The 49-year-old’s execution came despite a plea from family and lawyers to grant him clemency. They cited what his lawyers described as “serious mental illness,” while the anti-execution nonprofit Death Penalty Information Center told The Washington Post that Corcoran had a long history of paranoid schizophrenia.
Had the death sentence been in neighboring Ohio or Kentucky, they said, a court would likely block the execution. Those states ban using the death penalty in cases of serious mental illness.
And while most state-sanctioned executions throughout history have occurred with some public visibility, Indiana is one of just two states that doesn’t allow members of the media to witness executions.
Despite this, Corcoran’s execution was different, as the warden approved his request to allow a reporter from the Indiana Capital Chronicle to be a witness as corrections officials administered a lethal drug via IV.

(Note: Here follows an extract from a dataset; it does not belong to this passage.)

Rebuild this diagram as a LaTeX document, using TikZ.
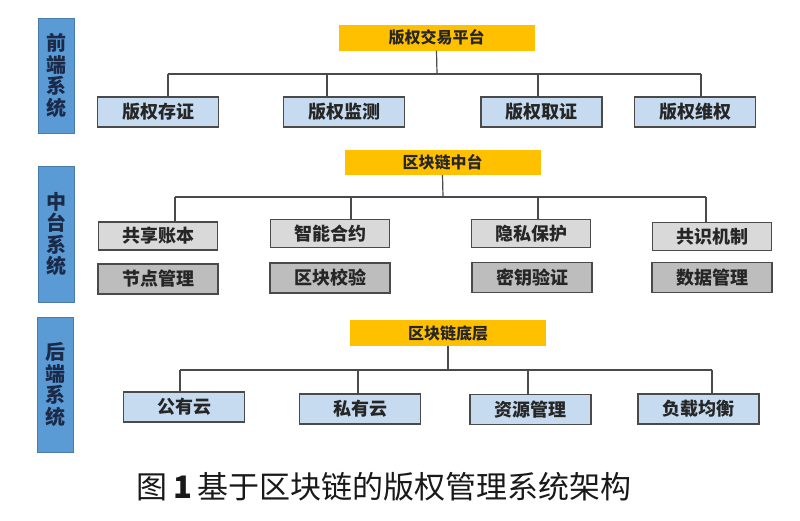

“He had some very brief head movement,” Casey Smith, the reporter who witnessed the execution, told the Associated Press. “You could see his eyes were open. He was blinking. We couldn’t hear him say anything. He did not seem from my vantage point to be in distress at that point.”
Smith also wrote that Corcoran was mostly still and silent. “After a brief movement of his left hand and fingers at about 12:37 a.m., Corcoran did not move again,” she wrote.
Indiana Attorney General Todd Rokita issued a statement Wednesday morning, saying that Corcoran “finally paid his debt to society as justice was provided to his victims.”